Competition between church and school for resources is more than a stewardship conversation, becoming an opportunity to refocus the mission of the church. The focus is on Christ who continues to bring peace to His church and to unite the church in reaching out energetically and faithfully.
It is easy to get distracted in our individual and family life. We compartmentalize our lives. Christ is present in our family devotions, but we’d rather not have Him hear the disrespectful words to the spouse or to parents.
Christ is the center of the Bible class conversation, but we’d rather not have Him hear the gossip in the office. Christ is worshiped with our words in the sanctuary on Sunday morning, but our words in the Saturday evening social setting do not honor Him.
Christ has forgiven all things. By virtue of our Baptism, Christ is present in us in all things and all places. Our prayer is that of the Apostle Paul that “in everything he might be preeminent.”
Christ may also be compartmentalized in the church. Christ “In All Things” affirms the message of the Divine Service. He is also the focus in the Sunday school classroom, conversations in the church and school office, the youth group gathering, the quilting group, the committee meeting and all things that take place during the week.
Christ is “In All Things” in Lutheran schools. Christ is the topic of the preschool “Jesus time” and the junior high confirmation class. Christ is worshiped at school “chapel time” and at the baptismal assembly of the school family asking to have their child baptized into God’s family.
Christ is in all the lesson. Christ is on the stage and in the gym. Christ is at the parent group and faculty meeting. “Christ” is the confession of Lutheran schools.

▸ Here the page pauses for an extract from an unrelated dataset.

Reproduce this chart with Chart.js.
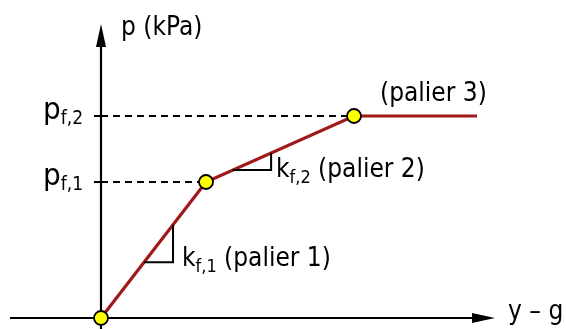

Christ alone is our Master. Christ is the basis of our commitment to Lutheran schools. It is important to always reevaluate, “Why do we do what we do?” “Why do we invest in a Lutheran school ministry as parents or as a congregation?” “Why does a staff member serve in a Lutheran school when other opportunities might be more attractive?”
The response is “because Christ is here!” Christ is the focus of Trinity Lutheran Church and Pre School!. Our contemporary context is sometimes referred to as a “post-Christian” era. Christianity is no longer the basis of morality and other aspects of our culture.
The mission of our church and school is so important because the world needs Christ. Our community needs Christ. Our children and families need Christ. Our school provides the opportunity to bring Christ to those who do not know Him and to nurture in Christ those blessed to be in His church.
Every school day, the mission field drives onto our church and school parking lots. Increasingly, children and families first hear of Christ in our schools. We praise God for that opportunity as we respond to His commission creatively and energetically.
No, without Jesus, we cannot be all things to all people. All the things on our list will not be accomplished. However, Christ has chosen to be “In All Things” and that is what makes both our church and school eternally significant. Amen.
The peace of God that passes all understanding keep your hearts and minds in Christ Jesus unto life everlasting. Amen.